Yesterday we presented the preferences of our readers from last year, now this is a list of 20 albums from 2019 that made an impression on us.
We have three pure electro albums from E.R.P., Jeremiah R. and Plant43 and the new electro-synthy album of veteran David Carretta, his first solo album for ten years. On the darker side of the synth palette we have two EBM/synth-pop albums from Boy Harsher and Years Of Denial, the debut album of Kris Baha, the third album of Greek producer June, a new one from Jason Letkiewicz aka Steve Summers under his new moniker Opposing Currents and two more industrial albums from Autumns and Colombian Filmmaker.
On the other had we have two acid gems from DimDJ and Paranoid London, the first ever Gladio album, the second album from Mannequin boss Alessandro Adriani and an experimental/ambient album from veteran Function on Tresor.

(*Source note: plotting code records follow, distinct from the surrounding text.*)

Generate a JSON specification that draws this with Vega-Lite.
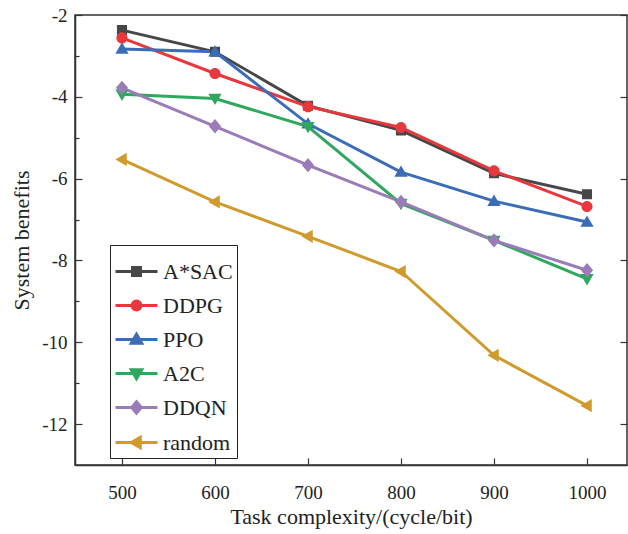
{
  "$schema": "https://vega.github.io/schema/vega-lite/v6.json",
  "autosize": "none",
  "width": 552,
  "height": 450,
  "padding": {"left": 75, "top": 15, "right": 1, "bottom": 69},
  "background": "white",
  "config": {
    "view": {"stroke": "#333", "strokeWidth": 1.5},
    "font": "Liberation Serif",
    "style": {"guide-label": {"font": "Liberation Serif"}, "guide-title": {"font": "Liberation Serif"}},
    "axis": {"labelFont": "Liberation Serif", "titleFont": "Liberation Serif", "labelColor": "#222", "titleColor": "#222", "titleFontWeight": "normal", "grid": false, "domainColor": "#333", "domainWidth": 1.5, "tickColor": "#333", "tickWidth": 1.2},
    "legend": {"labelFont": "Liberation Serif"}
  },
  "data": {"values": [
    {"x": 500, "y": -2.37, "method": "A*SAC"},
    {"x": 600, "y": -2.90, "method": "A*SAC"},
    {"x": 700, "y": -4.22, "method": "A*SAC"},
    {"x": 800, "y": -4.82, "method": "A*SAC"},
    {"x": 900, "y": -5.87, "method": "A*SAC"},
    {"x": 1000, "y": -6.38, "method": "A*SAC"},
    {"x": 500, "y": -2.56, "method": "DDPG"},
    {"x": 600, "y": -3.43, "method": "DDPG"},
    {"x": 700, "y": -4.24, "method": "DDPG"},
    {"x": 800, "y": -4.75, "method": "DDPG"},
    {"x": 900, "y": -5.81, "method": "DDPG"},
    {"x": 1000, "y": -6.68, "method": "DDPG"},
    {"x": 500, "y": -2.83, "method": "PPO"},
    {"x": 600, "y": -2.90, "method": "PPO"},
    {"x": 700, "y": -4.66, "method": "PPO"},
    {"x": 800, "y": -5.84, "method": "PPO"},
    {"x": 900, "y": -6.55, "method": "PPO"},
    {"x": 1000, "y": -7.06, "method": "PPO"},
    {"x": 500, "y": -3.94, "method": "A2C"},
    {"x": 600, "y": -4.04, "method": "A2C"},
    {"x": 700, "y": -4.73, "method": "A2C"},
    {"x": 800, "y": -6.61, "method": "A2C"},
    {"x": 900, "y": -7.51, "method": "A2C"},
    {"x": 1000, "y": -8.45, "method": "A2C"},
    {"x": 500, "y": -3.78, "method": "DDQN"},
    {"x": 600, "y": -4.72, "method": "DDQN"},
    {"x": 700, "y": -5.67, "method": "DDQN"},
    {"x": 800, "y": -6.57, "method": "DDQN"},
    {"x": 900, "y": -7.51, "method": "DDQN"},
    {"x": 1000, "y": -8.24, "method": "DDQN"},
    {"x": 500, "y": -5.53, "method": "random"},
    {"x": 600, "y": -6.57, "method": "random"},
    {"x": 700, "y": -7.41, "method": "random"},
    {"x": 800, "y": -8.27, "method": "random"},
    {"x": 900, "y": -10.32, "method": "random"},
    {"x": 1000, "y": -11.55, "method": "random"}
  ]},
  "encoding": {
    "x": {"field": "x", "type": "quantitative",
      "scale": {"domain": [449.5, 1043], "nice": false, "zero": false},
      "axis": {"values": [500, 600, 700, 800, 900, 1000], "tickSize": -7, "labelExpr": "'' + datum.value", "labelFont": "Liberation Serif", "labelFontSize": 19, "labelPadding": 25, "title": "Task complexity/(cycle/bit)", "titleFont": "Liberation Serif", "titleFontSize": 22, "titlePadding": 4, "labelFlush": false}},
    "y": {"field": "y", "type": "quantitative",
      "scale": {"domain": [-13, -2], "nice": false, "zero": false}},
    "color": {"field": "method", "type": "nominal",
      "scale": {"domain": ["A*SAC", "DDPG", "PPO", "A2C", "DDQN", "random"],
        "range": ["#474747", "#e8383d", "#3a6cb8", "#2ea85e", "#9b7bb8", "#d09a2c"]},
      "legend": {
        "orient": "none", "legendX": 35, "legendY": 230,
        "title": null,
        "labelFont": "Liberation Serif",
        "labelFontSize": 22, "labelColor": "#222", "labelOffset": 4,
        "rowPadding": 0, "padding": 4,
        "strokeColor": "#222", "fillColor": "white",
        "symbolSize": 1764, "symbolStrokeWidth": 3, "symbolOpacity": 1
      }
    }
  },
  "layer": [
    {
      "mark": {"type": "line", "strokeWidth": 3},
      "encoding": {
        "y": {"field": "y", "type": "quantitative",
          "axis": {"orient": "left", "values": [-12, -11, -10, -9, -8, -7, -6, -5, -4, -3, -2],
            "tickSize": {"condition": {"test": "datum.value % 2 === 0", "value": -7}, "value": -4},
            "labelExpr": "datum.value % 2 === 0 ? '' + datum.value : ''",
            "labelFont": "Liberation Serif",
            "labelFontSize": 19, "labelPadding": 15,
            "title": "System benefits", "titleFont": "Liberation Serif", "titleFontSize": 22, "titlePadding": 8}}
      }
    },
    {
      "mark": {"type": "point", "filled": true, "opacity": 1, "size": 2809},
      "encoding": {
        "shape": {"field": "method", "type": "nominal",
          "scale": {"domain": ["A*SAC", "DDPG", "PPO", "A2C", "DDQN", "random"],
            "range": [
              "M-1,0H1M-0.19,-0.19H0.19V0.19H-0.19Z",
              "M-1,0H1M-0.21,0A0.21,0.21,0,1,0,0.21,0A0.21,0.21,0,1,0,-0.21,0Z",
              "M-1,0H1M0,-0.25L0.25,0.18H-0.25Z",
              "M-1,0H1M0,0.25L0.25,-0.18H-0.25Z",
              "M-1,0H1M0,-0.27L0.23,0L0,0.27L-0.23,0Z",
              "M-1,0H1M-0.25,0L0.18,-0.25V0.25Z"
            ]}},
        "y": {"field": "y", "type": "quantitative",
          "axis": {"orient": "right", "values": [-12, -10, -8, -6, -4, -2], "tickSize": -7, "labels": false, "domain": false, "title": null}}
      }
    }
  ],
  "resolve": {"axis": {"y": "independent"}}
}
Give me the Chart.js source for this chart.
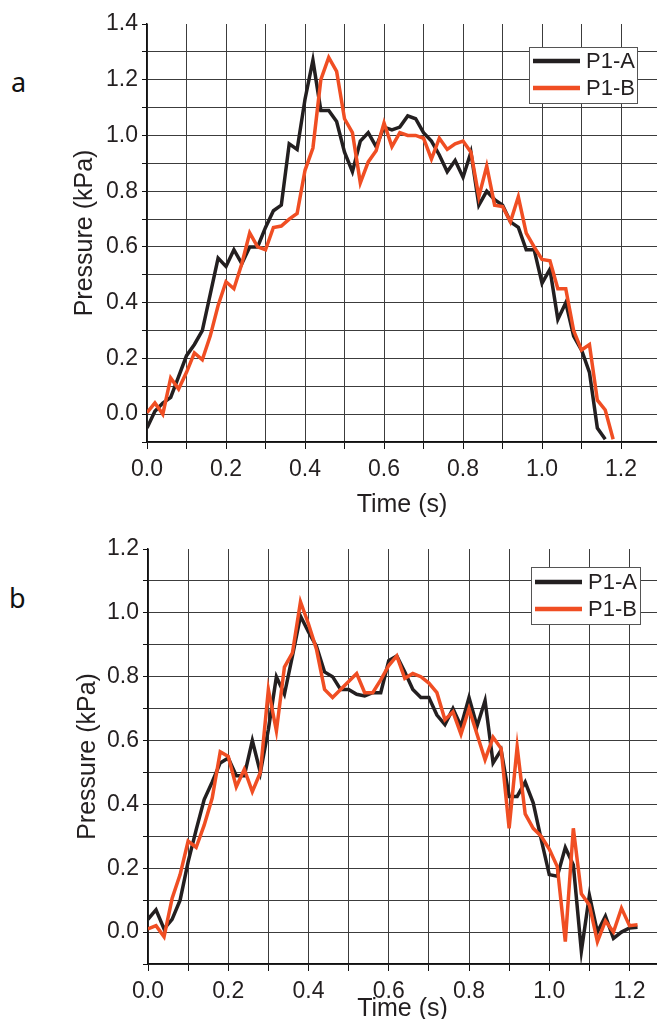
<!DOCTYPE html>
<html>
<head>
<meta charset="utf-8">
<script src="https://cdn.jsdelivr.net/npm/chart.js@4"></script>
<style>
  body { margin: 0; background: #fff; }
  #page { position: relative; width: 657px; height: 1019px; overflow: hidden; background: #fff; }
  .panel { position: absolute; left: 0; }
  .tag { position: absolute; font-family: "Noto Sans", sans-serif; font-size: 27px; line-height: 1; color: #111; }
</style>
</head>
<body>
<div id="page">
  <div class="tag" style="left:11px; top:68px">a</div>
  <div class="tag" style="left:9px; top:584px">b</div>
  <canvas id="chartA" class="panel" style="top:0" width="657" height="520"></canvas>
  <canvas id="chartB" class="panel" style="top:520px" width="657" height="510"></canvas>
</div>
<script>
// panel a
const timeA = [0.00, 0.02, 0.04, 0.06, 0.08, 0.10, 0.12, 0.14, 0.16, 0.18,
  0.20, 0.22, 0.24, 0.26, 0.28, 0.30, 0.32, 0.34, 0.36, 0.38,
  0.40, 0.42, 0.44, 0.46, 0.48, 0.50, 0.52, 0.54, 0.56, 0.58,
  0.60, 0.62, 0.64, 0.66, 0.68, 0.70, 0.72, 0.74, 0.76, 0.78,
  0.80, 0.82, 0.84, 0.86, 0.88, 0.90, 0.92, 0.94, 0.96, 0.98,
  1.00, 1.02, 1.04, 1.06, 1.08, 1.10, 1.12, 1.14, 1.16, 1.18]
const p1aA = [-0.05, 0.01, 0.04, 0.06, 0.135, 0.21, 0.25, 0.30, 0.43, 0.56,
  0.53, 0.59, 0.54, 0.60, 0.60, 0.67, 0.73, 0.75, 0.97, 0.95,
  1.13, 1.27, 1.09, 1.09, 1.05, 0.94, 0.87, 0.98, 1.01, 0.96,
  1.03, 1.02, 1.03, 1.07, 1.06, 1.01, 0.98, 0.93, 0.87, 0.91,
  0.85, 0.94, 0.75, 0.80, 0.77, 0.75, 0.69, 0.67, 0.59, 0.59,
  0.47, 0.52, 0.34, 0.40, 0.28, 0.23, 0.15, -0.05, -0.09]
const p1bA = [0.005, 0.04, 0.0, 0.13, 0.09, 0.15, 0.22, 0.195, 0.28, 0.39,
  0.475, 0.45, 0.54, 0.65, 0.60, 0.59, 0.67, 0.675, 0.70, 0.72,
  0.875, 0.955, 1.20, 1.28, 1.23, 1.06, 1.01, 0.83, 0.905, 0.945,
  1.045, 0.96, 1.01, 1.00, 1.00, 0.99, 0.915, 0.99, 0.95, 0.97,
  0.98, 0.94, 0.78, 0.89, 0.75, 0.745, 0.69, 0.78, 0.65, 0.60,
  0.555, 0.55, 0.45, 0.45, 0.30, 0.23, 0.25, 0.05, 0.015, -0.09]

// panel b
const timeB = [0.00, 0.02, 0.04, 0.06, 0.08, 0.10, 0.12, 0.14, 0.16, 0.18,
  0.20, 0.22, 0.24, 0.26, 0.28, 0.30, 0.32, 0.34, 0.36, 0.38,
  0.40, 0.42, 0.44, 0.46, 0.48, 0.50, 0.52, 0.54, 0.56, 0.58,
  0.60, 0.62, 0.64, 0.66, 0.68, 0.70, 0.72, 0.74, 0.76, 0.78,
  0.80, 0.82, 0.84, 0.86, 0.88, 0.90, 0.92, 0.94, 0.96, 0.98,
  1.00, 1.02, 1.04, 1.06, 1.08, 1.10, 1.12, 1.14, 1.16, 1.18,
  1.20, 1.22]
const p1aB = [0.04, 0.07, 0.01, 0.04, 0.10, 0.22, 0.32, 0.415, 0.47, 0.53,
  0.545, 0.49, 0.49, 0.60, 0.50, 0.635, 0.80, 0.745, 0.865, 0.99,
  0.94, 0.895, 0.815, 0.80, 0.76, 0.76, 0.745, 0.74, 0.75, 0.75,
  0.85, 0.865, 0.815, 0.76, 0.735, 0.735, 0.68, 0.65, 0.70, 0.645,
  0.735, 0.645, 0.725, 0.53, 0.57, 0.425, 0.425, 0.47, 0.405, 0.29,
  0.18, 0.175, 0.265, 0.21, -0.06, 0.115, 0.0, 0.05, -0.02, 0.0,
  0.013, 0.015]
const p1bB = [0.01, 0.02, -0.015, 0.105, 0.18, 0.285, 0.265, 0.335, 0.42, 0.565,
  0.55, 0.455, 0.51, 0.44, 0.50, 0.76, 0.63, 0.83, 0.875, 1.035,
  0.965, 0.885, 0.76, 0.735, 0.76, 0.785, 0.81, 0.75, 0.75, 0.79,
  0.835, 0.865, 0.795, 0.81, 0.80, 0.78, 0.75, 0.665, 0.69, 0.62,
  0.70, 0.62, 0.54, 0.61, 0.575, 0.325, 0.58, 0.37, 0.325, 0.30,
  0.26, 0.205, -0.03, 0.325, 0.12, 0.085, -0.03, 0.035, 0.0, 0.075,
  0.02, 0.023]

const seriesNames = ['P1-A', 'P1-B']
const lineColors = ['#231f20', '#f04e23']
const gridColor = '#3c3c3c'
const inkColor = '#231f20'
const fontFamily = "'Liberation Sans', Arial, sans-serif"

function toPoints(times, vals) {
  return vals.map((v, i) => ({ x: times[i], y: v }))
}

// framed legend in the upper right of the plot
const boxLegend = {
  id: 'boxLegend',
  afterDatasetsDraw(chart, args, opts) {
    const ctx = chart.ctx
    ctx.save()
    ctx.fillStyle = '#fff'
    ctx.fillRect(opts.x, opts.y, opts.w, opts.h)
    ctx.strokeStyle = '#555'
    ctx.lineWidth = 1
    ctx.strokeRect(opts.x + 0.5, opts.y + 0.5, opts.w, opts.h)
    ctx.font = '22px ' + fontFamily
    ctx.textBaseline = 'middle'
    chart.data.datasets.forEach((ds, i) => {
      const yy = opts.y + opts.first + i * opts.gap
      ctx.strokeStyle = ds.borderColor
      ctx.lineWidth = 4.5
      ctx.beginPath()
      ctx.moveTo(opts.x + 4, yy)
      ctx.lineTo(opts.x + 51, yy)
      ctx.stroke()
      ctx.fillStyle = inkColor
      ctx.fillText(ds.label, opts.x + 57, yy + 1)
    })
    ctx.restore()
  }
}

function makeChart(id, times, a, b, cfg) {
  return new Chart(document.getElementById(id), {
    type: 'line',
    data: {
      datasets: [
        { label: seriesNames[0], data: toPoints(times, a), borderColor: lineColors[0], borderWidth: 3.5, pointRadius: 0, tension: 0, order: 2 },
        { label: seriesNames[1], data: toPoints(times, b), borderColor: lineColors[1], borderWidth: 3.5, pointRadius: 0, tension: 0, order: 1 }
      ]
    },
    options: {
      responsive: false,
      animation: false,
      layout: { padding: { top: cfg.padTop, right: 0, left: 0, bottom: 0 } },
      plugins: {
        legend: { display: false },
        tooltip: { enabled: false },
        boxLegend: cfg.legend
      },
      scales: {
        x: {
          type: 'linear',
          min: 0,
          max: cfg.xMax,
          afterFit: (s) => { s.height = cfg.xHeight },
          border: { color: '#111', width: 1.5 },
          grid: { color: gridColor, lineWidth: 1, tickLength: 7, tickColor: '#111' },
          ticks: {
            stepSize: 0.1,
            includeBounds: false,
            autoSkip: false,
            maxRotation: 0,
            padding: 7,
            color: inkColor,
            font: { family: fontFamily, size: 23 },
            callback: (v) => Math.round(v * 10) % 2 === 0 ? v.toFixed(1) : ''
          },
          title: { display: true, text: 'Time (s)', color: inkColor, font: { family: fontFamily, size: 25 }, padding: { top: 0, bottom: cfg.xTitlePad } }
        },
        y: {
          min: -0.1,
          max: cfg.yMax,
          afterFit: (s) => { s.width = cfg.yWidth },
          border: { color: '#111', width: 1.5 },
          grid: {
            color: (c) => c.tick && Math.abs(c.tick.value - cfg.yMax) < 1e-6 ? 'rgba(0,0,0,0)' : gridColor,
            lineWidth: 1,
            tickLength: 5,
            tickColor: '#111'
          },
          ticks: {
            stepSize: 0.1,
            autoSkip: false,
            padding: 4,
            color: inkColor,
            font: { family: fontFamily, size: 23 },
            callback: (v) => Math.round(v * 10) % 2 === 0 ? v.toFixed(1) : ''
          },
          title: { display: true, text: 'Pressure (kPa)', color: inkColor, font: { family: fontFamily, size: 25 }, padding: { top: cfg.yTitlePad, bottom: 0 } }
        }
      }
    },
    plugins: [boxLegend]
  })
}

makeChart('chartA', timeA, p1aA, p1bA, {
  padTop: 24, xMax: 1.291, yMax: 1.4, xHeight: 78, yWidth: 147, xTitlePad: 0, yTitlePad: 70,
  legend: { x: 529, y: 47, w: 108, h: 56, first: 14, gap: 27 }
})
makeChart('chartB', timeB, p1aB, p1bB, {
  padTop: 29, xMax: 1.2685, yMax: 1.2, xHeight: 66, yWidth: 148, xTitlePad: 6, yTitlePad: 73,
  legend: { x: 531, y: 47, w: 109, h: 57, first: 15, gap: 27 }
})
</script>
</body>
</html>
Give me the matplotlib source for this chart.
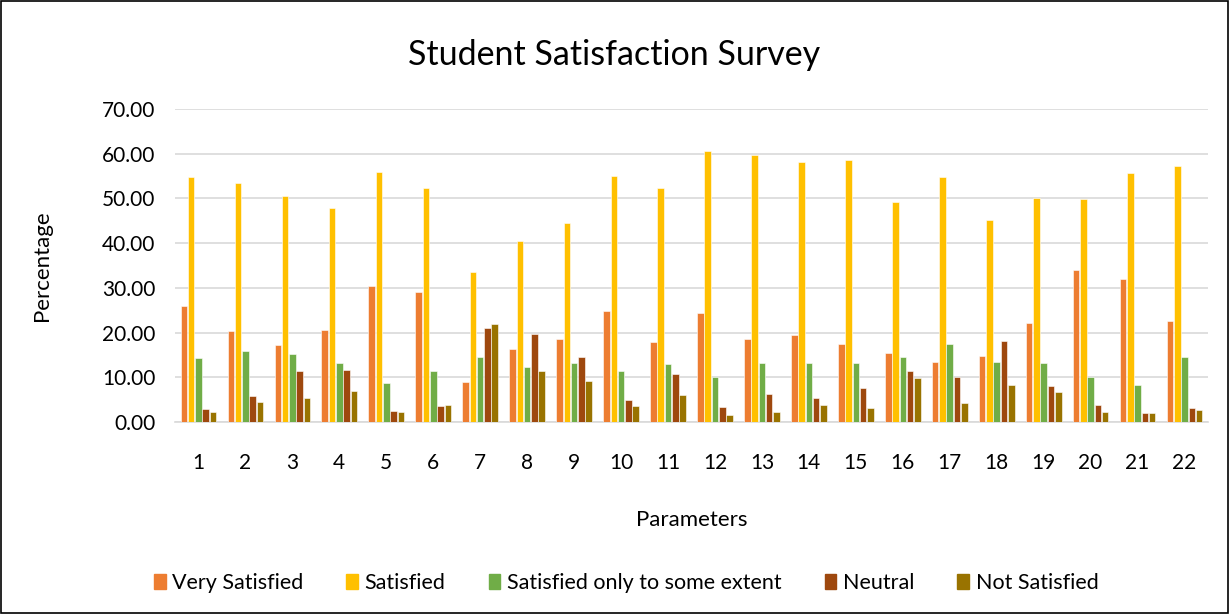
import matplotlib
matplotlib.use("Agg")
import matplotlib.pyplot as plt
import numpy as np
from matplotlib.patches import Rectangle

plt.rcParams['font.family'] = ['Lato', 'DejaVu Sans']

categories = [str(i) for i in range(1, 23)]
very_satisfied = [26.0, 20.4, 17.3, 20.6, 30.5, 29.1, 9.0, 16.4, 18.5, 24.9, 17.8,
                  24.4, 18.6, 19.5, 17.5, 15.4, 13.5, 14.8, 22.1, 34.0, 32.0, 22.5]
satisfied = [54.7, 53.4, 50.6, 47.9, 56.0, 52.3, 33.5, 40.5, 44.6, 55.1, 52.3,
             60.7, 59.7, 58.2, 58.7, 49.1, 54.8, 45.2, 50.2, 49.9, 55.6, 57.2]
some_extent = [14.3, 15.9, 15.3, 13.1, 8.8, 11.3, 14.6, 12.3, 13.1, 11.5, 12.9,
               10.0, 13.2, 13.3, 13.2, 14.5, 17.5, 13.4, 13.1, 10.0, 8.3, 14.5]
neutral = [2.8, 5.8, 11.4, 11.6, 2.5, 3.6, 21.0, 19.6, 14.5, 4.9, 10.8,
           3.3, 6.3, 5.3, 7.5, 11.3, 10.0, 18.2, 8.1, 3.9, 2.1, 3.2]
not_satisfied = [2.2, 4.4, 5.4, 6.9, 2.3, 3.7, 21.9, 11.3, 9.2, 3.6, 6.1,
                 1.6, 2.3, 3.8, 3.1, 9.8, 4.2, 8.2, 6.7, 2.2, 2.1, 2.6]
series_names = ["Very Satisfied", "Satisfied", "Satisfied only to some extent",
                "Neutral", "Not Satisfied"]
colors = ["#ED7D31", "#FFC000", "#70AD47", "#9E480E", "#997300"]

fig = plt.figure(figsize=(12.29, 6.14), dpi=100)
ax = fig.add_axes([175/1229, 1 - 422/614, (1208-175)/1229, (422-109)/614])

x = np.arange(len(categories))
w = 0.14
step = 0.155
data = [very_satisfied, satisfied, some_extent, neutral, not_satisfied]
for i, (vals, c, name) in enumerate(zip(data, colors, series_names)):
    ax.bar(x + (i - 2) * step, vals, width=w, color=c, label=name,
           edgecolor='white', linewidth=0.4, zorder=3)

ax.set_xlim(-0.5, len(categories) - 0.5)
ax.set_ylim(0, 70)
ax.set_yticks(np.arange(0, 71, 10))
ax.set_yticklabels([f"{v:.2f}" for v in np.arange(0, 71, 10)], fontsize=15)
ax.set_xticks(x)
ax.set_xticklabels(categories, fontsize=15)
ax.grid(axis='y', color='#D9D9D9', linewidth=1.2, zorder=0)
for s in ['top', 'right', 'left']:
    ax.spines[s].set_visible(False)
ax.spines['bottom'].set_color('#D9D9D9')
ax.spines['bottom'].set_linewidth(1.2)
ax.tick_params(axis='y', length=0, pad=14)
ax.tick_params(axis='x', length=0, pad=22)

ax.set_ylabel("Percentage", fontsize=16, labelpad=36)
ax.set_xlabel("Parameters", fontsize=16, labelpad=27)
fig.text(0.5, 1 - 55/614, "Student Satisfaction Survey", ha='center', va='center', fontsize=24.5)

handles = [Rectangle((0, 0), 1, 1, color=c) for c in colors]
fig.legend(handles, series_names, loc='center', bbox_to_anchor=(626/1229, 1 - 583/614),
           ncol=5, frameon=False, fontsize=15.5, handlelength=0.55, handleheight=0.7,
           columnspacing=2.0, handletextpad=0.3)

fig.patches.append(Rectangle((0.001, 0.001), 0.998, 0.998, transform=fig.transFigure,
                             fill=False, edgecolor='black', linewidth=1.2))

fig.savefig("out.png", dpi=100)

So, here it is compiled in chronological order.
Long before the electro revival sent producers scurrying into the studio to create their own Drexciya-inspired jams, Jeremiah R was ploughing his own intergalactic furrow for labels including Tabernacle, BAKK and Voodoo Gold. As this fine mini-album shows, he remains one of the most consistent electro producers in the business. The genius of “Tales From The Dark Reef” lies in the long-serving producer’s ability to craft shimmering, sci-fi focused electronic music that takes the aesthetic appeal of the best electro records – the intergalactic aural textures, sci-fi intent, skittish rhythms and futuristic synthesizer sounds – and applies them to a variety of Detroit and Chicago-influenced grooves and soundscapes.
Jeremiah R has been responsible for some of the finest electro to be released over the past few years. Here he launches the Distant Wave label with eight more chunks of atmospheric, far-sighted futurism. As usual, he flits between ambient style interludes and more expansive dancefloor fare. In the latter category you’ll find the Motor City techno futurism of “Bermuda Triangle”, the glistening IDM loveliness of “Streaming To Arcadia”, the Larry Heard-in-space deepness of “Cruiser”, and the Drexciyan throb of “JAR (Jamming Avoidance Response)”. All are, naturally, both luscious and pleasingly melodious, whilst retaining an intergalactic sense of atmosphere.